Polyfaithful relationships are, like monogamous relationships, closed in the sense that partners agree not to be sexual outside the current members of the group. The difference is that more than two people are included in the closed group. New members may generally be added to the group only by unanimous consensus of the existing members, or the group may not accept new members.
Previous to the Kerista Village experience, people would have likely called this arrangement "complex marriage" or simply a "group marriage." Indeed, one might think of polyfidelity as being very much like monogamy except that it may include more than two people (and may or may not be open to adding new members). The modern, broader term polyamory was coined later, in the early 1990s. 
One commonly cited advantage of this form of polyamory is the ability to fluid bond among more than two people while maintaining relative safety regarding STDs, so long as any new members are sufficiently tested before fluid bonding with the group, and keep their commitments. This would have health advantages similar to monogamy, although risks rise somewhat with each person added.
Others seek emotional safety from the relatively closed nature of the polyfaithful commitment.

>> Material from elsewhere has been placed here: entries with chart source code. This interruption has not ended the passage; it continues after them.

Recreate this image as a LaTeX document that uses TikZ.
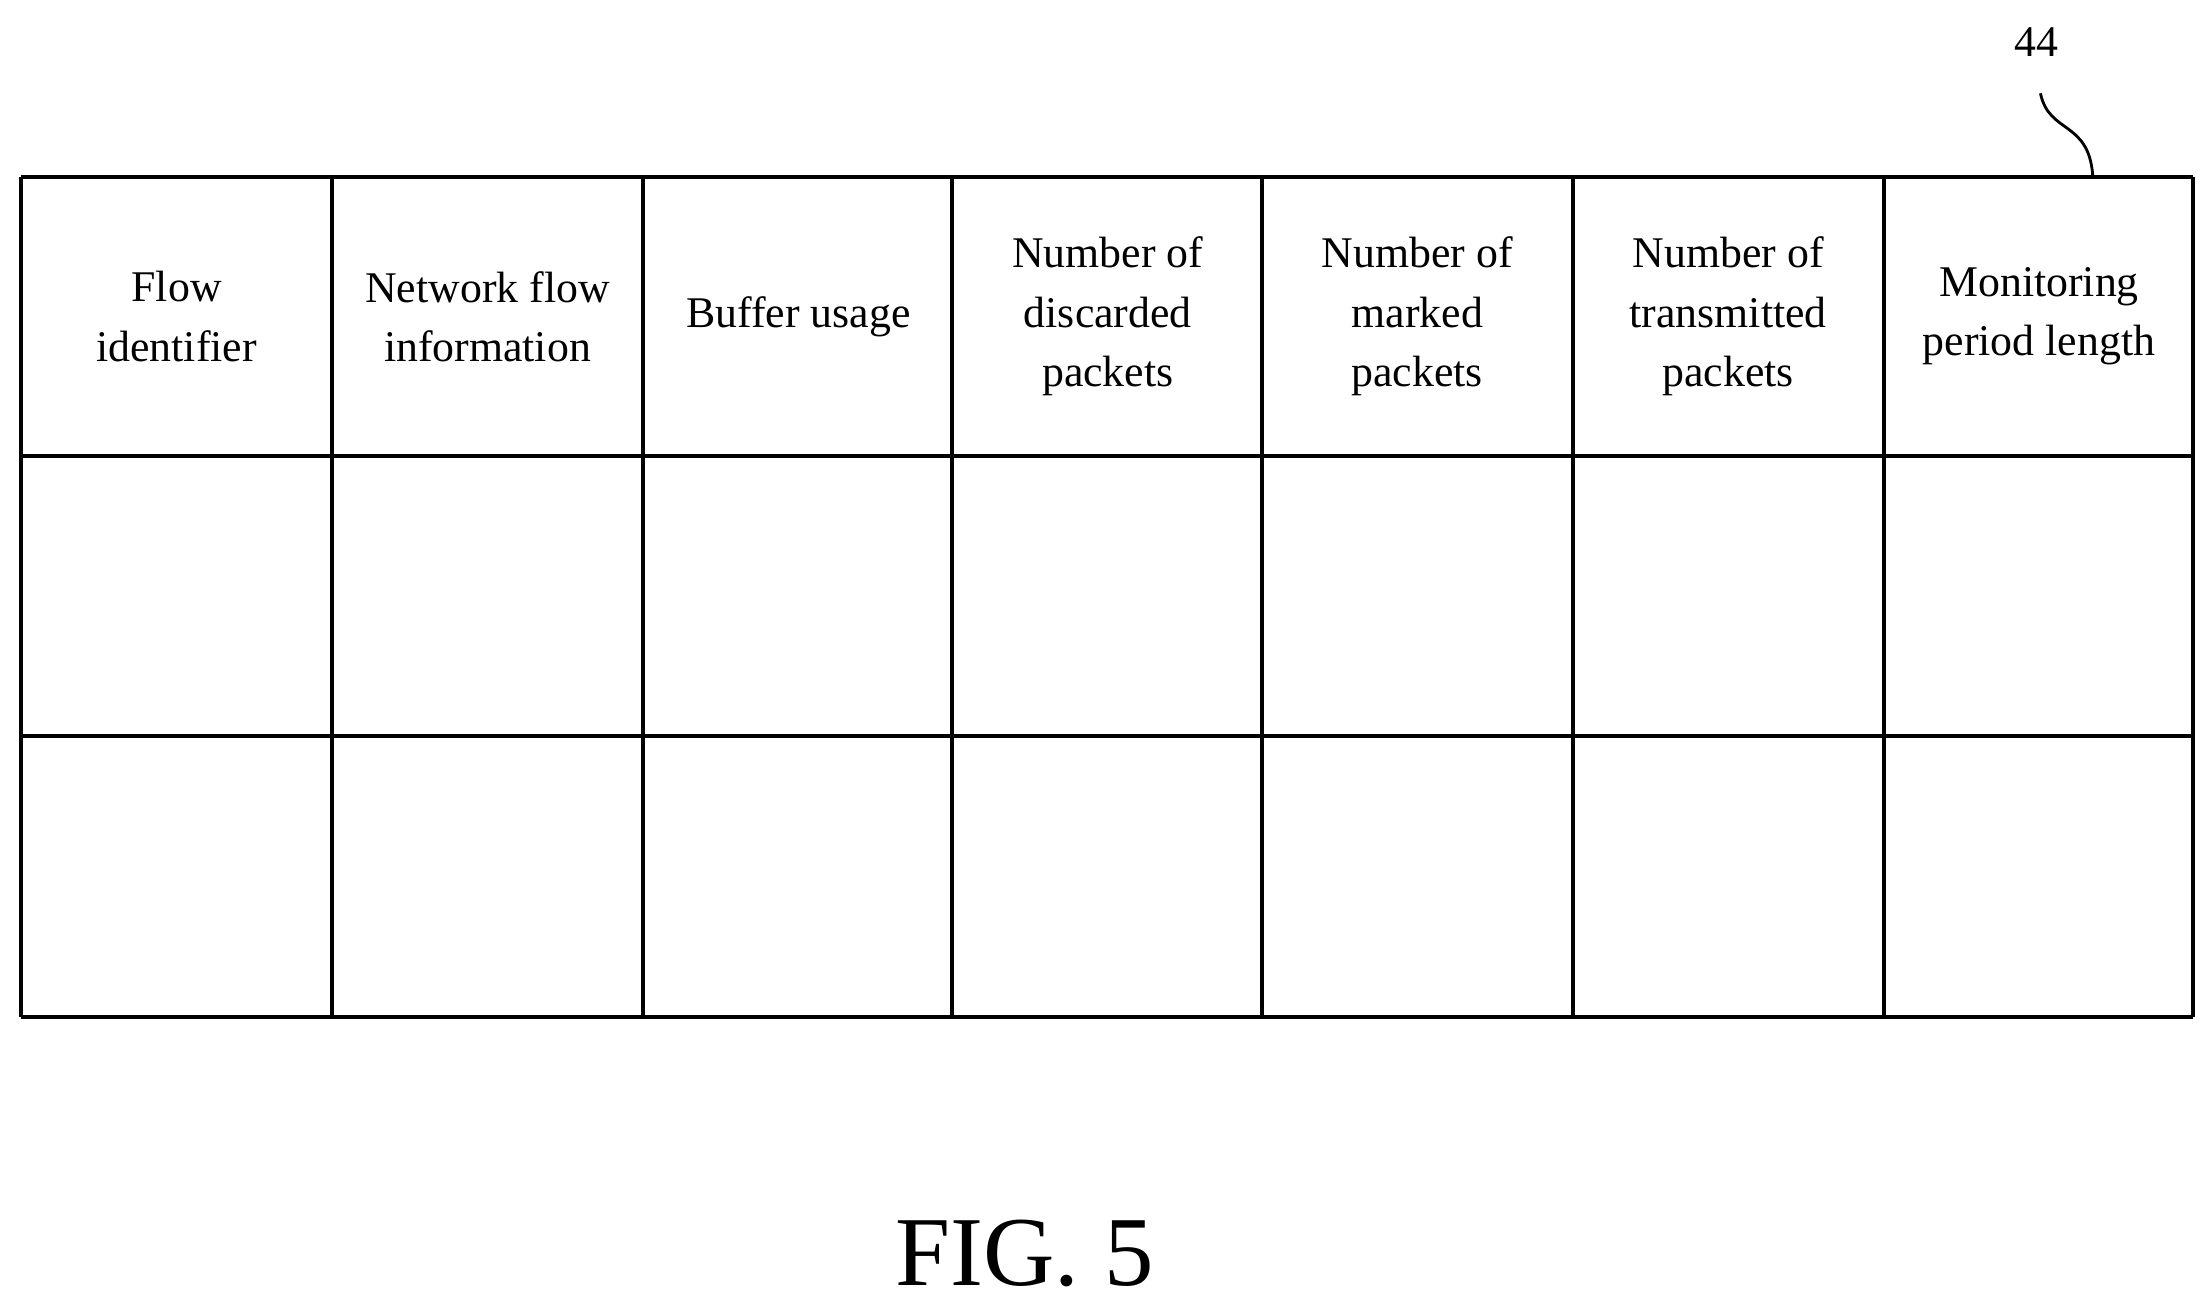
\documentclass[tikz,border=0pt]{standalone}
\usepackage{fontspec}
\setmainfont{Liberation Serif}
\begin{document}
\begin{tikzpicture}[x=0.5pt,y=-0.5pt,
  grid/.style={line width=1.4pt},
  hdr/.style={align=center,font=\fontsize{15.5}{21}\selectfont,inner sep=0pt}]
\useasboundingbox (0,0) rectangle (1564,923);
\foreach \x in {15,235,455,674,893,1113,1333,1552} \draw[grid] (\x,125) -- (\x,720);
\foreach \y in {125,323,521,720} \draw[grid] (15,\y) -- (1552,\y);
\node[hdr] (c1) at (125,224) {Flow\\identifier};
\node[hdr] (c2) at (345,224) {Network flow\\information};
\node[hdr] (c3) at (565,224) {Buffer usage};
\node[hdr] (c4) at (784,224) {Number of\\discarded\\packets};
\node[hdr] (c5) at (1003,224) {Number of\\marked\\packets};
\node[hdr] (c6) at (1223,224) {Number of\\transmitted\\packets};
\node[hdr] (c7) at (1443,224) {Monitoring\\period length};
\node[hdr] (ref) at (1441,30) {44};
\coordinate (t) at (1481,124);
\draw[line width=1pt] (1444,66) .. controls (1450,95) and (1478,85) .. (t);
\node[font=\fontsize{35}{40}\selectfont] (fig) at (725,887) {FIG. 5};
\end{tikzpicture}
\end{document}
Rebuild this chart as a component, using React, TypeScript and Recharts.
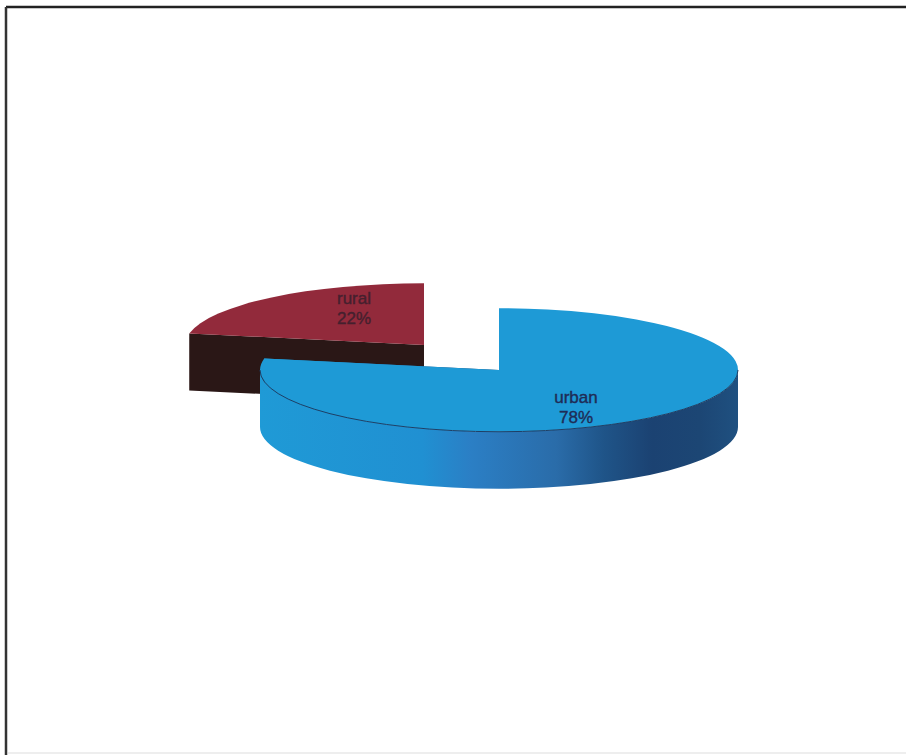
import React from 'react';
import { PieChart, Pie, Cell } from 'recharts';

const categories = ['rural', 'urban'];
const shares = [22, 78];
const topColors = ['#922a3b', '#1e9ad6'];
const sideColors = ['#2a1716', 'url(#urbanSide)'];

const pieData = categories.map((name, i) => ({ name, value: shares[i] }));
// rural is drawn first so urban sits in front of it; urban starts at 12 o'clock
const startAngle = 90 + (360 * shares[0]) / (shares[0] + shares[1]);

const SQUASH = 62 / 240;
const DEPTH = 57;
const RURAL_SHIFT = [-75, -25];
const RAD = Math.PI / 180;

const Slice3D = (props: any) => {
  const { outerRadius: r, startAngle: a0, endAngle: a1, index, name } = props;
  const cx = props.cx + (name === 'rural' ? RURAL_SHIFT[0] : 0);
  const cy = props.cy + (name === 'rural' ? RURAL_SHIFT[1] : 0);
  const ry = r * SQUASH;
  const pt = (a: number, drop = 0) =>
    [cx + r * Math.cos(a * RAD), cy - ry * Math.sin(a * RAD) + drop].join(' ');
  const hi = Math.max(a0, a1);
  const lo = Math.min(a0, a1);
  const large = hi - lo > 180 ? 1 : 0;
  const top = `M${cx} ${cy} L${pt(hi)} A${r} ${ry} 0 ${large} 1 ${pt(lo)} Z`;
  const cut = (a: number) =>
    `M${cx} ${cy} L${pt(a)} L${pt(a, DEPTH)} L${cx} ${cy + DEPTH} Z`;
  // outer wall is only visible on the front half of the ellipse
  const showWall = lo < 0 && hi > -180;
  const wallHi = Math.min(hi, 0);
  const wallLo = Math.max(lo, -180);
  const wall = `M${pt(wallHi)} A${r} ${ry} 0 0 1 ${pt(wallLo)} L${pt(wallLo, DEPTH)} A${r} ${ry} 0 0 0 ${pt(wallHi, DEPTH)} Z`;
  const rim = `M${pt(wallHi)} A${r} ${ry} 0 0 1 ${pt(wallLo)}`;
  return (
    <g>
      <path d={cut(hi)} fill={sideColors[index]} />
      <path d={cut(lo)} fill={sideColors[index]} />
      {showWall && <path d={wall} fill={sideColors[index]} />}
      <path d={top} fill={topColors[index]} />
      {showWall && <path d={rim} fill="none" stroke="#1d3f66" strokeWidth={1} />}
    </g>
  );
};

const labelShift: Record<string, number[]> = { rural: [-145, -66], urban: [77, 33] };

const renderLabel = (props: any) => {
  const { cx, cy, name, value } = props;
  const [dx, dy] = labelShift[name];
  const color = name === 'rural' ? '#45202e' : '#1e2c56';
  return (
    <text
      x={cx + dx}
      y={cy + dy}
      textAnchor="middle"
      fontFamily="Liberation Sans, Arial, sans-serif"
      fontSize={17}
      fill={color}
      stroke={color}
      strokeWidth={0.4}
    >
      <tspan x={cx + dx}>{name}</tspan>
      <tspan x={cx + dx} dy={19.5}>{value}%</tspan>
    </text>
  );
};

export default function App() {
  return (
    <div style={{ position: 'absolute', left: 0, top: 0, width: 906, height: 755, background: '#fff' }}>
      <PieChart width={906} height={755} margin={{ top: 0, right: 0, bottom: 0, left: 0 }}>
        <defs>
          <linearGradient id="urbanSide" x1="0" y1="0" x2="1" y2="0">
            <stop offset="0" stopColor="#1f9ad6" />
            <stop offset="0.34" stopColor="#2090d2" />
            <stop offset="0.44" stopColor="#2b7fc5" />
            <stop offset="0.62" stopColor="#2a6ca9" />
            <stop offset="0.72" stopColor="#1f5488" />
            <stop offset="0.82" stopColor="#1b4272" />
            <stop offset="0.92" stopColor="#1c4674" />
            <stop offset="1" stopColor="#1f5080" />
          </linearGradient>
        </defs>
        <line x1={6} y1={7} x2={906} y2={7} stroke="#222" strokeWidth={2.5} />
        <line x1={6} y1={7} x2={6} y2={755} stroke="#333" strokeWidth={2.5} />
        <line x1={8} y1={753} x2={906} y2={753} stroke="#ddd" strokeWidth={1} />
        <Pie
          data={pieData}
          dataKey="value"
          nameKey="name"
          cx={499}
          cy={370}
          innerRadius={0}
          outerRadius={239}
          startAngle={startAngle}
          endAngle={startAngle - 360}
          stroke="none"
          shape={Slice3D}
          label={renderLabel}
          labelLine={false}
          isAnimationActive={false}
        >
          {pieData.map((d, i) => (
            <Cell key={d.name} fill={topColors[i]} />
          ))}
        </Pie>
      </PieChart>
    </div>
  );
}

Some polyamorous people desire more flexibility than polyfidelity provides. For example, open relationships do not restrict sexual and emotional bonding in these ways. Some polyamorous people also report that it is difficult to find partners who are mutually compatible enough to form committed group marriages like polyfidelity.
In the book Lesbian Polyfidelity, author Celeste West uses the term polyfidelity in much the same way that others use polyamory. This may represent independent coinage of the same term within a different community, and this usage is not common among polyamorists in general. West uses the term to emphasize the concept (common in polyamory) that one can be faithful to one's commitments without those commitments including sexual exclusivity.
The term polyexclusivity is sometimes used to clarify misunderstandings relating to the multiple meanings of 'fidelity'. There are many polyamorous groups who are fidelitous or faithful to themselves but who are also open to new sexual/romantic relationships. In these cases the term polyfidelity can be misleading.